The Greek casino industry is facing a serious threat following new demands from the national government, it emerged last week.
The government has demanded overdue social security money from the land-based casino sector, which it says amounts to nearly €100 million.
Last week, the Greek media revealed that the Single Social Security Entity (EFKA) had issued letters to local casino companies, stating that they were responsible for overdue payments that were worth millions of euros for social security. It was also reported that EFKA has given the operators in question until the end of the month to meet their obligations.
If they don’t comply with the EFKA instruction, the government could impose a two-month suspension of operating licenses. Beyond that, they can also permanently revoke a casino’s licence. Licences for gambling operators in Greece are overseen by the Hellenic Gambling Commission.
The largest share of outstanding debt is believed to be owned by the Club Hotel Casino Loutraki, at roughly €18 million. Two years ago, the venue suffered a shutdown after it was alleged that the operator had not paid tax on its revenue. The casino subsequently argued that the government in fact owed it money, an issue that is still being appealed by the government.
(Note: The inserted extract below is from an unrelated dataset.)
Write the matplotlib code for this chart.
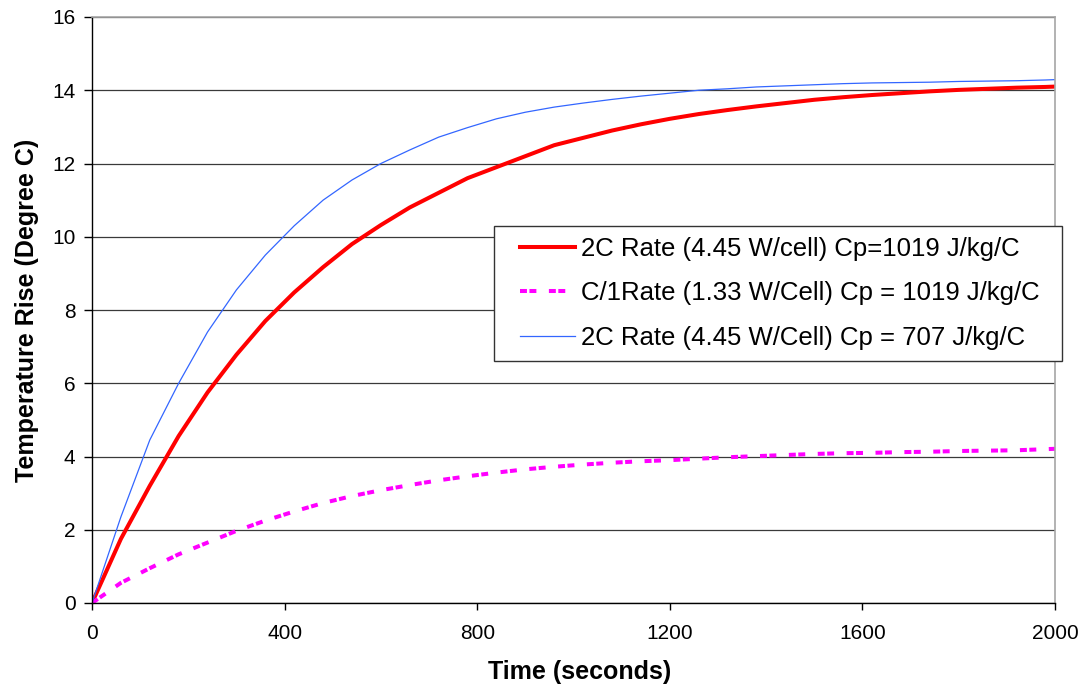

It has also been reported that casinos located in Corfu, Thrace and Rio, which are owned by Konstantinos Piladakis, are also on the list, although three other casinos, based in Thessaloniki, Florina and Parnitha, are not believed to be under threat.
The latest round of acrimony between the government and the gambling industry is another illustration of the animosity that exists between the two groups. Efforts to launch an integrated gambling resort near Athens have also stalled and the government has failed to push through with an overdue reform of the country’s online gambling laws.